According to the Pakistani navy, sailors and officers were among the dead. One official, who requested anonymity, stated that up to nine navy personnel had been killed in the brutal attack.  

"In this tragic incident, 14 passengers were forced off the bus, they were lined up in a nearby open area and killed by the terrorists,” local official Jehangir Dashti stated.

"Dozens of gunmen" were involved in the attack along the Makran coastal highway, Dashti told The Associated Press. Balochistan provincial police chief Mohsin Ali Butt confirmed to CNN that there were 15 to 20 attackers.

The Baloch Raaji Aajoi Sangar (BRAS), an alliance of armed ethnic Baloch separatist groups, claimed responsibility for the attack in a statement.

"Those who were targeted carried [identification] cards of the Pakistan Navy and Coast Guards, and they were only killed after they were identified," Al Jazeera reported citing Baloch Khan, a BRAS spokesperson, said.

Authorities acknowledged that the passengers were indeed targeted.

"They identified non-Baloch by checking their identity cards and employee cards," provincial information minister Zahoor Buledi said. "They took them to the nearby mountains and shot them dead after tying their hands."

Separatists have long waged war in oil-rich Baluchistan, citing discrimination and demanding a fairer share of resources and wealth.
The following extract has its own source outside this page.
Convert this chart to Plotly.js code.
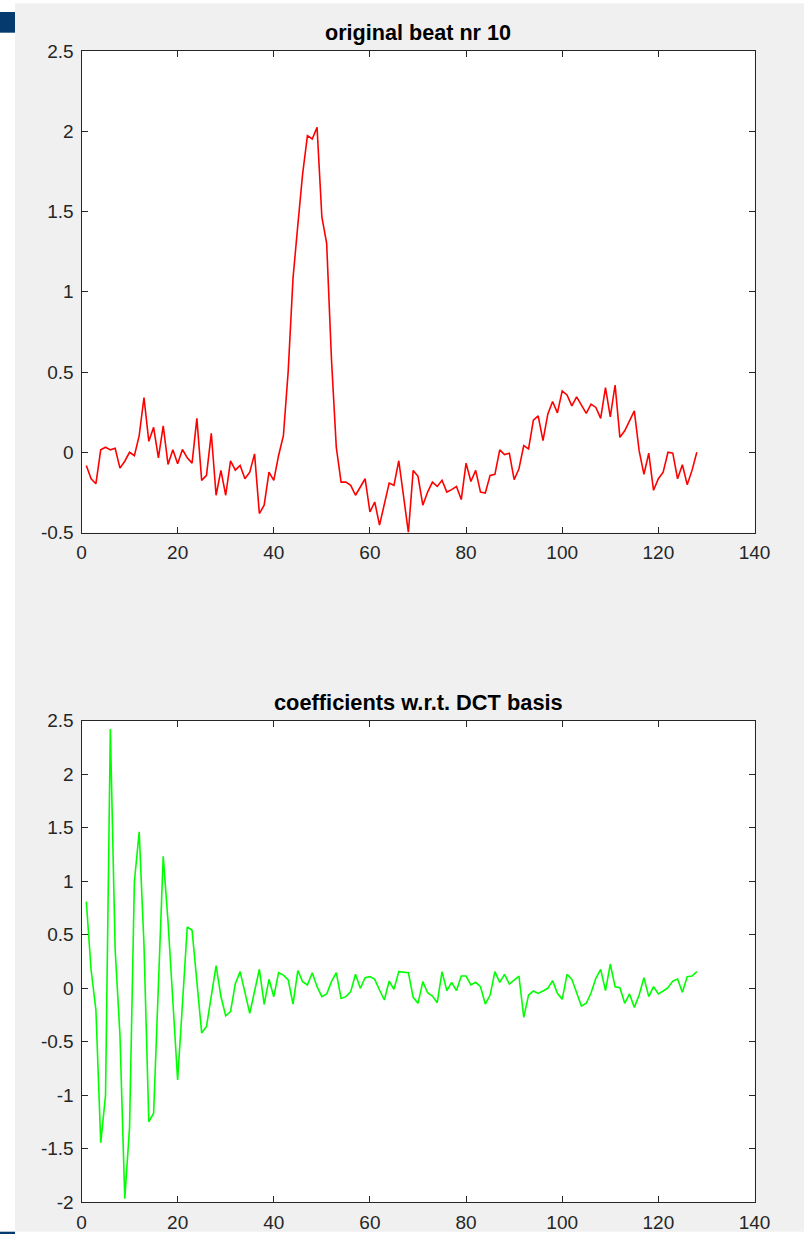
<!DOCTYPE html>
<html>
<head>
<meta charset="utf-8">
<script src="https://cdn.plot.ly/plotly-3.0.1.min.js"></script>
<style>
  html, body { margin: 0; padding: 0; background: #ffffff; }
  #plot { width: 804px; height: 1234px; }
</style>
</head>
<body>
<div id="plot"></div>
<script>
// Sample index 1..128 for one heartbeat
const sampleIndex = Array.from({length: 128}, (_, i) => i + 1);

// Original beat nr 10 (signal amplitude per sample)
const beatValues = [
  -0.082, -0.165, -0.196, 0.015, 0.031, 0.015, 0.025, -0.099, -0.056, 0.000,
  -0.021, 0.103, 0.341, 0.068, 0.155, -0.035, 0.165, -0.076, 0.015, -0.072,
  0.017, -0.035, -0.068, 0.211, -0.175, -0.144, 0.118, -0.268, -0.113, -0.268,
  -0.054, -0.111, -0.082, -0.165, -0.124, -0.010, -0.382, -0.330, -0.124, -0.175,
  -0.020, 0.103, 0.506, 1.084, 1.415, 1.735, 1.973, 1.952, 2.024, 1.467,
  1.301, 0.579, 0.031, -0.186, -0.186, -0.206, -0.268, -0.217, -0.165, -0.372,
  -0.310, -0.454, -0.320, -0.192, -0.206, -0.053, -0.275, -0.500, -0.113, -0.150,
  -0.330, -0.248, -0.186, -0.213, -0.175, -0.248, -0.233, -0.213, -0.295, -0.068,
  -0.182, -0.113, -0.248, -0.254, -0.144, -0.138, 0.015, -0.014, -0.006, -0.171,
  -0.103, 0.041, 0.021, 0.200, 0.227, 0.072, 0.237, 0.316, 0.245, 0.382,
  0.357, 0.289, 0.345, 0.293, 0.242, 0.300, 0.279, 0.211, 0.403, 0.221,
  0.419, 0.093, 0.134, 0.196, 0.258, 0.010, -0.138, -0.006, -0.237, -0.165,
  -0.124, 0.000, -0.006, -0.165, -0.078, -0.202, -0.113, 0.000
];

// Coefficients of the beat with respect to the DCT basis
const dctCoefficients = [
  0.807, 0.168, -0.206, -1.447, -1.001, 2.420, 0.360, -0.440, -1.970, -1.300,
  0.995, 1.460, 0.400, -1.250, -1.170, 0.050, 1.230, 0.620, -0.150, -0.860,
  -0.150, 0.570, 0.540, 0.070, -0.420, -0.360, -0.080, 0.210, -0.080, -0.260,
  -0.220, 0.040, 0.153, -0.030, -0.237, -0.030, 0.175, -0.153, 0.081, -0.081,
  0.143, 0.120, 0.075, -0.150, 0.162, 0.059, 0.028, 0.143, 0.012, -0.081,
  -0.056, 0.059, 0.143, -0.097, -0.081, -0.034, 0.128, -0.003, 0.097, 0.106,
  0.081, -0.019, -0.112, 0.065, -0.012, 0.153, 0.146, 0.143, -0.087, -0.143,
  0.059, -0.044, -0.075, -0.137, 0.153, -0.025, 0.053, -0.025, 0.112, 0.112,
  0.028, 0.053, 0.012, -0.150, -0.066, 0.153, 0.053, 0.128, 0.037, 0.075,
  0.112, -0.274, -0.066, -0.028, -0.050, -0.028, -0.003, 0.069, -0.050, -0.106,
  0.128, 0.081, -0.044, -0.168, -0.143, -0.044, 0.090, 0.174, -0.025, 0.224,
  0.012, 0.003, -0.143, -0.056, -0.181, -0.066, 0.097, -0.081, 0.012, -0.056,
  -0.028, 0.003, 0.065, 0.084, -0.041, 0.106, 0.112, 0.153
];

// Tick positions and their printed labels
const xTickVals = [0, 20, 40, 60, 80, 100, 120, 140];
const xTickText = ['0', '20', '40', '60', '80', '100', '120', '140'];
const beatTickVals = [-0.5, 0, 0.5, 1, 1.5, 2, 2.5];
const beatTickText = ['-0.5', '0', '0.5', '1', '1.5', '2', '2.5'];
const coefTickVals = [-2, -1.5, -1, -0.5, 0, 0.5, 1, 1.5, 2, 2.5];
const coefTickText = ['-2', '-1.5', '-1', '-0.5', '0', '0.5', '1', '1.5', '2', '2.5'];

const titles = ['original beat nr 10', 'coefficients w.r.t. DCT basis'];

const W = 804, H = 1234;
const axLeft = 81.5, axRight = 754.5;
const topBox = [51, 532.5];
const botBox = [720.5, 1202];
const px = v => v / W;
const py = v => 1 - v / H;

const axisColor = '#262626';
const fontFamily = 'Liberation Sans, Arial, sans-serif';
const tickFont = {family: fontFamily, size: 19, color: axisColor};

function axisStyle(extra) {
  return Object.assign({
    showline: true, mirror: 'ticks', linecolor: axisColor, linewidth: 1,
    ticks: 'inside', ticklen: 6, tickwidth: 1, tickcolor: axisColor,
    showgrid: false, zeroline: false, tickfont: tickFont, tickmode: 'array',
    fixedrange: true
  }, extra);
}

const traces = [
  {x: sampleIndex, y: beatValues, type: 'scatter', mode: 'lines',
   line: {color: '#ff0000', width: 1.6}, xaxis: 'x', yaxis: 'y', hoverinfo: 'skip'},
  {x: sampleIndex, y: dctCoefficients, type: 'scatter', mode: 'lines',
   line: {color: '#00ff00', width: 1.6}, xaxis: 'x2', yaxis: 'y2', hoverinfo: 'skip'}
];

const layout = {
  width: W, height: H,
  margin: {l: 0, r: 0, t: 0, b: 0},
  paper_bgcolor: '#f0f0f0',
  plot_bgcolor: '#ffffff',
  showlegend: false,
  xaxis: axisStyle({domain: [px(axLeft), px(axRight)], range: [0, 140],
    tickvals: xTickVals, ticktext: xTickText, anchor: 'y', ticklabelstandoff: 3}),
  yaxis: axisStyle({domain: [py(topBox[1]), py(topBox[0])], range: [-0.5, 2.5],
    tickvals: beatTickVals, ticktext: beatTickText, anchor: 'x', ticklabelstandoff: 3}),
  xaxis2: axisStyle({domain: [px(axLeft), px(axRight)], range: [0, 140],
    tickvals: xTickVals, ticktext: xTickText, anchor: 'y2', ticklabelstandoff: 3}),
  yaxis2: axisStyle({domain: [py(botBox[1]), py(botBox[0])], range: [-2, 2.5],
    tickvals: coefTickVals, ticktext: coefTickText, anchor: 'x2', ticklabelstandoff: 3}),
  annotations: [
    {text: '<b>' + titles[0] + '</b>', xref: 'paper', yref: 'paper',
     x: px((axLeft + axRight) / 2), y: py(33), xanchor: 'center', yanchor: 'middle',
     showarrow: false, font: {family: fontFamily, size: 21.6, color: '#000000'}},
    {text: '<b>' + titles[1] + '</b>', xref: 'paper', yref: 'paper',
     x: px((axLeft + axRight) / 2), y: py(702), xanchor: 'center', yanchor: 'middle',
     showarrow: false, font: {family: fontFamily, size: 21.8, color: '#000000'}}
  ],
  shapes: [
    // window frame: white strips along the left, top and bottom edges
    {type: 'rect', xref: 'paper', yref: 'paper', x0: 0, x1: px(15), y0: 0, y1: 1,
     fillcolor: '#ffffff', line: {width: 0}, layer: 'below'},
    {type: 'rect', xref: 'paper', yref: 'paper', x0: 0, x1: 1, y0: py(3.3), y1: 1,
     fillcolor: '#ffffff', line: {width: 0}, layer: 'below'},
    {type: 'rect', xref: 'paper', yref: 'paper', x0: 0, x1: 1, y0: 0, y1: py(1231.7),
     fillcolor: '#ffffff', line: {width: 0}, layer: 'below'},
    // dark blue markers at the left edge
    {type: 'rect', xref: 'paper', yref: 'paper', x0: 0, x1: px(15), y0: py(32.7), y1: py(12),
     fillcolor: '#053a6e', line: {width: 0}, layer: 'below'},
    {type: 'rect', xref: 'paper', yref: 'paper', x0: 0, x1: px(15), y0: 0, y1: py(1231.7),
     fillcolor: '#053a6e', line: {width: 0}, layer: 'below'}
  ]
};

Plotly.newPlot('plot', traces, layout, {staticPlot: true, displayModeBar: false});
</script>
</body>
</html>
The Baluchistan region is the location to a number of multi-billion-dollar trade and road projects in the China Pakistan Economic Corridor (CPEC), a joint China-Pakistan venture which would link southwestern China to the Arabian Sea through Pakistan.

"We will definitely look at the security precautions on the route, but it is a very long route from Karachi to Gwadar. We have many security posts, but whenever terrorists want to carry out such attacks, they can target [vehicles] in remote locations," provincial home minister Zia Langove said. 

Langove added that "a search operation is ongoing in the area" to find the perpetrators.